One detail I omitted from the description above is that I’m initializing/launching the container as an unprivileged user in the lxd group:

[pgoetz@gecko ~]$ whoami
pgoetz
$ lxc launch images:ubuntu/20.04 samba-dc

The system is configured to allow unprivileged users the create user namespaces:

[root@gecko default]# sysctl kernel.unprivileged_userns_clone
kernel.unprivileged_userns_clone = 1
[root@gecko default]# sysctl user.max_user_namespaces
user.max_user_namespaces = 127583

However my guess, based on the information provided here is that I’m unable to delegate a necessary cgroup as an unprivileged user. I’m not sure exactly what libpam-cgfs does, but this package doesn’t appear to be available on Arch, and this instruction from that page:

systemd-run --unit=myshell --user --scope -p "Delegate=yes" lxc-start <container-name>

isn’t sufficiently explained for me to feel comfortable using it. Given the complications, it occurs to me that I can’t think of any really good reason why I should be launching containers as myself? Since the root user can launch unprivileged containers, the path of least resistance (without, I believe, compromising security?) is to launch the container as root:

[root@gecko ~]# lxc launch images:ubuntu/20.04 samba-dc

That appears to just work:

[root@gecko ~]# lxc list
+----------+---------+----------------------+------+-----------+-----------+
|   NAME   |  STATE  |         IPV4         | IPV6 |   TYPE    | SNAPSHOTS |
+----------+---------+----------------------+------+-----------+-----------+
| samba-dc | RUNNING | 192.168.1.170 (eth0) |      | CONTAINER | 0         |
+----------+---------+----------------------+------+-----------+-----------+

Rather than use lxdbr0, I initialized lxd to use an existing bridge (with a NIC bound to it) because I want/need this container to be public facing. This is clearly working, as the IP address above was assigned by my DHCP server.

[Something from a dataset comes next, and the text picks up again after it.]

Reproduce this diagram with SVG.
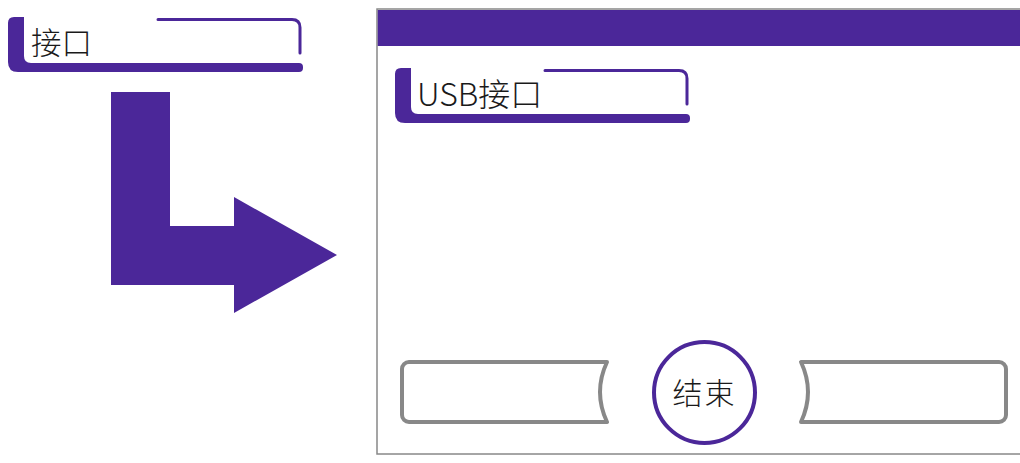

While not technically solved, I’m going to mark this topic as solved. There are way too many moving parts to getting this working with an unprivileged user launching containers, and I’m not seeing a single benefit of doing so. I’m going to repeat this installation in a production environment using the pre-installed 4.0/stable snap on Ubuntu 20.04. Presumably I’ll run into the same issues there and will need to similarly launch the container as root.

I wonder if these issues would be less of a headache with better utilization of linux capabilities? Anyway, not a problem I can solve right now.